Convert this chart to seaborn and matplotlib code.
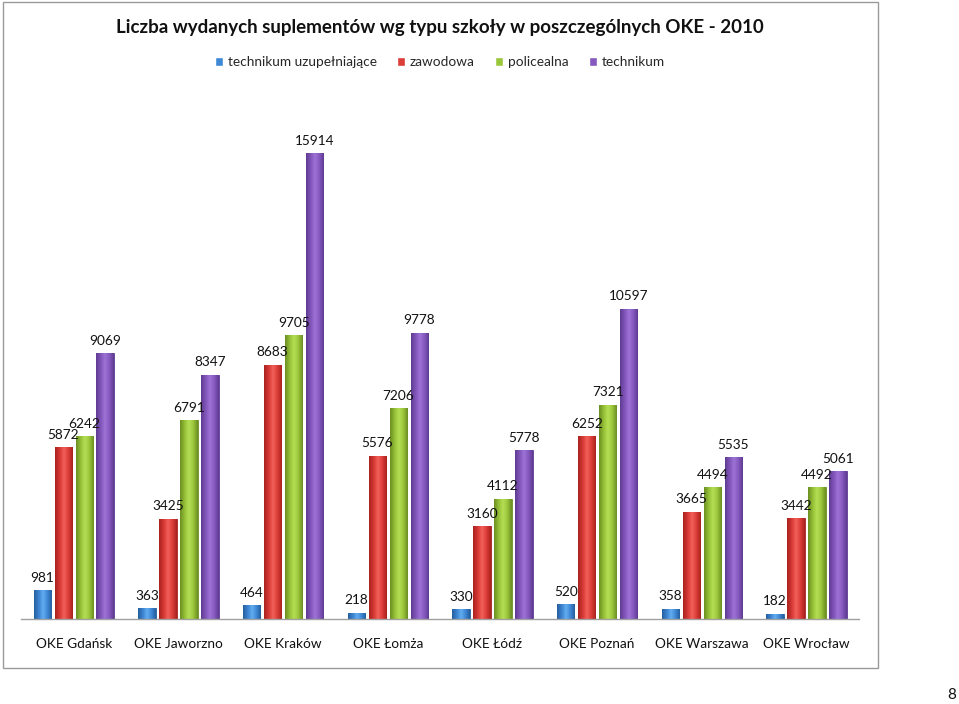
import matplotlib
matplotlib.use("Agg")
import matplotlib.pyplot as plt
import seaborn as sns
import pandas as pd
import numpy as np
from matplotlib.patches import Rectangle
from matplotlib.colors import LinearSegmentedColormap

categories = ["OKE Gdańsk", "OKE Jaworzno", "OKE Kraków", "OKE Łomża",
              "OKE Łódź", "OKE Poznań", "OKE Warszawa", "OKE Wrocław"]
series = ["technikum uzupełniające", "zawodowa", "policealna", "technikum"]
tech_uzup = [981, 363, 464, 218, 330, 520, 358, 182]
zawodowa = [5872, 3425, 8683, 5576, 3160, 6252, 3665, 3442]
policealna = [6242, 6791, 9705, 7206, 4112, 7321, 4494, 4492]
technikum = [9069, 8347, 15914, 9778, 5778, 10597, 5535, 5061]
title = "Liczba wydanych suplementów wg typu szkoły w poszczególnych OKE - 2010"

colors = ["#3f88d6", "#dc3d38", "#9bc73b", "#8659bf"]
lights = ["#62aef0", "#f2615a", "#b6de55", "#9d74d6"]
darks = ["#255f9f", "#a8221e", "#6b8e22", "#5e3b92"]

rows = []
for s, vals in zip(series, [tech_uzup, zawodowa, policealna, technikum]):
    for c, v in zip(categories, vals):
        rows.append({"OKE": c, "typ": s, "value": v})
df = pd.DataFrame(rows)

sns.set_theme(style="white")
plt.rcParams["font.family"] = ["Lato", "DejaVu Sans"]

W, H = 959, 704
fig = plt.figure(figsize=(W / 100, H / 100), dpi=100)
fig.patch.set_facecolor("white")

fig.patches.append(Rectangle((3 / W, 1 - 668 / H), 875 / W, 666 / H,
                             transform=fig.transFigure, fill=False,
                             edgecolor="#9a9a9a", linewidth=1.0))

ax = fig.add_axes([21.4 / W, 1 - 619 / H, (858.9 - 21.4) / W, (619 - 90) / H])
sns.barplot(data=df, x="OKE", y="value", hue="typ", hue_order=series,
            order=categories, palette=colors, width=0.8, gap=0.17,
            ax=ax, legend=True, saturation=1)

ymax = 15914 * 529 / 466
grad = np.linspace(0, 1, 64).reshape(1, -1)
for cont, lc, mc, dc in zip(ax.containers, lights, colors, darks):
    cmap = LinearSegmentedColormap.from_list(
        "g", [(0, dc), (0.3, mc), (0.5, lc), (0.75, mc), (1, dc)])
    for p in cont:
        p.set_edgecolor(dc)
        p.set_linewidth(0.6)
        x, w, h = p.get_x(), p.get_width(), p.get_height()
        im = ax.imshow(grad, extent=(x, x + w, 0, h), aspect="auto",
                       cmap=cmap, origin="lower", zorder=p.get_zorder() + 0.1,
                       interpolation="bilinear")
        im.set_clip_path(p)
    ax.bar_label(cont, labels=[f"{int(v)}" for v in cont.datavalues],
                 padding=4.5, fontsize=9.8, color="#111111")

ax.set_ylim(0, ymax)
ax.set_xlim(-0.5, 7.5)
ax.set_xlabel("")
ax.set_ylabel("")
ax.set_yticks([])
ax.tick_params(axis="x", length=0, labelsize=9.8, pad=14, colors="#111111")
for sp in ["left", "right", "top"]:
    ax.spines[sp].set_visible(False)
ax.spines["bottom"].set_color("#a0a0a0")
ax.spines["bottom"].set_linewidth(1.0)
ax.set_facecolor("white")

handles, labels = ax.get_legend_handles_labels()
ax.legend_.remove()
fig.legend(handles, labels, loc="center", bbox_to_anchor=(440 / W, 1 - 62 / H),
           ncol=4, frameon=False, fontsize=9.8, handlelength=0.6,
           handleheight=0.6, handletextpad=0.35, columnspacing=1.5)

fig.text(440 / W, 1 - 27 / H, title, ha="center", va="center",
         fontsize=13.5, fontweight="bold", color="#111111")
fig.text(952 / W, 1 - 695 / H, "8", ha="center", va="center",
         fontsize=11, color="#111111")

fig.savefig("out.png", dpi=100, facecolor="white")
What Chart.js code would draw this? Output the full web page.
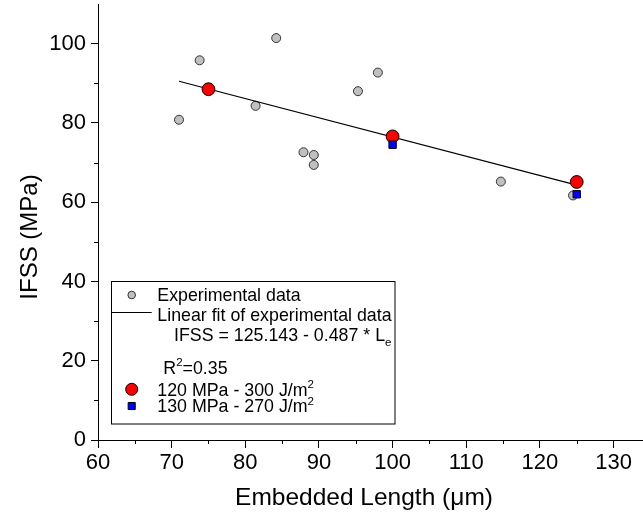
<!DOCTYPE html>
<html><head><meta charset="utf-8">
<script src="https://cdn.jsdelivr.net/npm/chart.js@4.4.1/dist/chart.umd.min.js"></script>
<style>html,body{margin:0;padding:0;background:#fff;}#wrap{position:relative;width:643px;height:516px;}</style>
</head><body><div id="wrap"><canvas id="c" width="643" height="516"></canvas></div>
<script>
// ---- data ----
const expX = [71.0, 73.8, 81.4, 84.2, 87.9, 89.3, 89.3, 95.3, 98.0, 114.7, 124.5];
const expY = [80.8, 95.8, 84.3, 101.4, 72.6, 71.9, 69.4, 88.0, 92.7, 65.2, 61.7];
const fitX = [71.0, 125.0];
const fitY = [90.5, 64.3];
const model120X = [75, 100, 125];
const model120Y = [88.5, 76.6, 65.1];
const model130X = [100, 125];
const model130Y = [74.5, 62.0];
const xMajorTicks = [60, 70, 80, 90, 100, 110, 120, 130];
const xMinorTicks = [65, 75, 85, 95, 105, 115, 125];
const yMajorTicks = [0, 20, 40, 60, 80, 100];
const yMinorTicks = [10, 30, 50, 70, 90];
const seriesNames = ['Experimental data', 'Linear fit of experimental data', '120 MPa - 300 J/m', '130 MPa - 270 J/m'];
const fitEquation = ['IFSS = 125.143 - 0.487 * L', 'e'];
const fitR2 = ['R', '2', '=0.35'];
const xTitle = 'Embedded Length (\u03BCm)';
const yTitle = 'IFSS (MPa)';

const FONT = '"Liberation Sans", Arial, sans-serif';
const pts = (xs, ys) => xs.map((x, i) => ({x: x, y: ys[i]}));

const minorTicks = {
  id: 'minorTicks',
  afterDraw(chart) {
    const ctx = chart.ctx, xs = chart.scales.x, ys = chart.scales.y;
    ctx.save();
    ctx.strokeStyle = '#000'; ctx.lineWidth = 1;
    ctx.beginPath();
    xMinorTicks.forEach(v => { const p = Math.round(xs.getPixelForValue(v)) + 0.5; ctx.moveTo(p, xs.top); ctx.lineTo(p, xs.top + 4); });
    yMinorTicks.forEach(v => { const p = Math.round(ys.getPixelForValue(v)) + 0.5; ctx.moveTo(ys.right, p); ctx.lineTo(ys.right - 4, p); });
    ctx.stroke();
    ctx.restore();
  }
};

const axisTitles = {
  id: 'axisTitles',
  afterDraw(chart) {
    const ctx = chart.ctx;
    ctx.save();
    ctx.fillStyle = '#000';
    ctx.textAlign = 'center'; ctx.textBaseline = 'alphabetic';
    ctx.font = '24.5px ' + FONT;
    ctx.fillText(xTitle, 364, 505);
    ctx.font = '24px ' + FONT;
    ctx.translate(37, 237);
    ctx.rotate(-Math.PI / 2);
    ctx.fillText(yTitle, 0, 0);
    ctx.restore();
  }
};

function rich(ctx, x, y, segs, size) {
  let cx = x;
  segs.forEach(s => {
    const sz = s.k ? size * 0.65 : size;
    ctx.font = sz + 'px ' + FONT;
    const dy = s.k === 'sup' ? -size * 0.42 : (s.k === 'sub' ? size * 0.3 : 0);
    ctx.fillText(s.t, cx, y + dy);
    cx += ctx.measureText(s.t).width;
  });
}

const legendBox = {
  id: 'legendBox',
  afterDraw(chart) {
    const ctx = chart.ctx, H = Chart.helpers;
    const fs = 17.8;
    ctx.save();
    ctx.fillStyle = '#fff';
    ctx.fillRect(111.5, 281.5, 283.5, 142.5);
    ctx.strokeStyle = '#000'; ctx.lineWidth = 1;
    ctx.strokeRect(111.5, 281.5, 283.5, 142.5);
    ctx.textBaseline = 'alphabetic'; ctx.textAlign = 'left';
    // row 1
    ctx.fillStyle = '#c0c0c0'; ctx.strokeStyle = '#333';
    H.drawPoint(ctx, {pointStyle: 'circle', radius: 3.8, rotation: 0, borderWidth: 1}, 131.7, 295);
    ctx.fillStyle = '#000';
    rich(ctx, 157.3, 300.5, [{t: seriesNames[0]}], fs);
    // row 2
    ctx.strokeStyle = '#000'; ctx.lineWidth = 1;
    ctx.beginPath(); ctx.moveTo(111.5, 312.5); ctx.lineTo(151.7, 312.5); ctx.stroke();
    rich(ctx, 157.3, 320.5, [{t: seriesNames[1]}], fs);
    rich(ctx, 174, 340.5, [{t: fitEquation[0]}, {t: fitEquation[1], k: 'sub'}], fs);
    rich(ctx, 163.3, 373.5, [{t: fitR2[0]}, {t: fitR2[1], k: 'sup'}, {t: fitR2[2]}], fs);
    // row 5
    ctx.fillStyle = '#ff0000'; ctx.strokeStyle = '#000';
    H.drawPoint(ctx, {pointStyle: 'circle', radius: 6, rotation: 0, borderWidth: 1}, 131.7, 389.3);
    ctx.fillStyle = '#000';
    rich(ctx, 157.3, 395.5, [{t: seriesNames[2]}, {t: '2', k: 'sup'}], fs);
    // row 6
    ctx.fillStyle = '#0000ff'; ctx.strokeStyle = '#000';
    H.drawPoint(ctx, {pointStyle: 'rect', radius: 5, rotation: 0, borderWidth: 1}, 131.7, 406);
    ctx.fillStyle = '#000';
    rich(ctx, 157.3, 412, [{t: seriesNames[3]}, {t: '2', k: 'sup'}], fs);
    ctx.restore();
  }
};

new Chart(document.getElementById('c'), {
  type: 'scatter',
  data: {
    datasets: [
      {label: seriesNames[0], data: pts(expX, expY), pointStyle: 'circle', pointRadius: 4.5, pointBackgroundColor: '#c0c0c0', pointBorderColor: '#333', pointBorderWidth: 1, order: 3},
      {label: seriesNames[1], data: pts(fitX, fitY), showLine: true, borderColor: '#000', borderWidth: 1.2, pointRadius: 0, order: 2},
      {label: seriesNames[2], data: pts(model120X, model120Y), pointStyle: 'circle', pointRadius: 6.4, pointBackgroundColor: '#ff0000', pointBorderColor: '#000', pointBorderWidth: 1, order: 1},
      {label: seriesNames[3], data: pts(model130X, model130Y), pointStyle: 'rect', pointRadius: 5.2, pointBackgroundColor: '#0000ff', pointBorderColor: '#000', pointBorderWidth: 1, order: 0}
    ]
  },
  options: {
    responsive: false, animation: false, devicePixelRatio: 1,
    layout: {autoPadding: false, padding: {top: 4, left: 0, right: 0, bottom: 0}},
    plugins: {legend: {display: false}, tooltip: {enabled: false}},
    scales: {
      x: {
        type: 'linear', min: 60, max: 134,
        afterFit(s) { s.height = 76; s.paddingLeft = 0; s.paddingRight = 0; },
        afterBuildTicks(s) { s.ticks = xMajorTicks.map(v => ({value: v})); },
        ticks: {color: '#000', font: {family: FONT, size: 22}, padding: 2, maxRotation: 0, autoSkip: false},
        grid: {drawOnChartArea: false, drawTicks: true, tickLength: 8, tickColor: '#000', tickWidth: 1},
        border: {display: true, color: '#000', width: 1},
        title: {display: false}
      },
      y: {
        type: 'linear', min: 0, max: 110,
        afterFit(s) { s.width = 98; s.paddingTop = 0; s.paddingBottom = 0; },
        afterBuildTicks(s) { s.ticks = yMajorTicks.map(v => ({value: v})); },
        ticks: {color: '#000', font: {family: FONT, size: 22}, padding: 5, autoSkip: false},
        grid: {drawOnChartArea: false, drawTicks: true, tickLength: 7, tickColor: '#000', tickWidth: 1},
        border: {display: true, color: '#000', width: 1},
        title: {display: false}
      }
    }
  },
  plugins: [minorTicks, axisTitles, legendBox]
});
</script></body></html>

-----

Only the lines from the start of the records above through the line containing "ax=ax, legend=True, saturation=1)" should be returned, exactly and with both ends, please; the pictures stay out.

◆ **ANSWER BELOW**:
Convert this chart to seaborn and matplotlib code.
import matplotlib
matplotlib.use("Agg")
import matplotlib.pyplot as plt
import seaborn as sns
import pandas as pd
import numpy as np
from matplotlib.patches import Rectangle
from matplotlib.colors import LinearSegmentedColormap

categories = ["OKE Gdańsk", "OKE Jaworzno", "OKE Kraków", "OKE Łomża",
              "OKE Łódź", "OKE Poznań", "OKE Warszawa", "OKE Wrocław"]
series = ["technikum uzupełniające", "zawodowa", "policealna", "technikum"]
tech_uzup = [981, 363, 464, 218, 330, 520, 358, 182]
zawodowa = [5872, 3425, 8683, 5576, 3160, 6252, 3665, 3442]
policealna = [6242, 6791, 9705, 7206, 4112, 7321, 4494, 4492]
technikum = [9069, 8347, 15914, 9778, 5778, 10597, 5535, 5061]
title = "Liczba wydanych suplementów wg typu szkoły w poszczególnych OKE - 2010"

colors = ["#3f88d6", "#dc3d38", "#9bc73b", "#8659bf"]
lights = ["#62aef0", "#f2615a", "#b6de55", "#9d74d6"]
darks = ["#255f9f", "#a8221e", "#6b8e22", "#5e3b92"]

rows = []
for s, vals in zip(series, [tech_uzup, zawodowa, policealna, technikum]):
    for c, v in zip(categories, vals):
        rows.append({"OKE": c, "typ": s, "value": v})
df = pd.DataFrame(rows)

sns.set_theme(style="white")
plt.rcParams["font.family"] = ["Lato", "DejaVu Sans"]

W, H = 959, 704
fig = plt.figure(figsize=(W / 100, H / 100), dpi=100)
fig.patch.set_facecolor("white")

fig.patches.append(Rectangle((3 / W, 1 - 668 / H), 875 / W, 666 / H,
                             transform=fig.transFigure, fill=False,
                             edgecolor="#9a9a9a", linewidth=1.0))

ax = fig.add_axes([21.4 / W, 1 - 619 / H, (858.9 - 21.4) / W, (619 - 90) / H])
sns.barplot(data=df, x="OKE", y="value", hue="typ", hue_order=series,
            order=categories, palette=colors, width=0.8, gap=0.17,
            ax=ax, legend=True, saturation=1)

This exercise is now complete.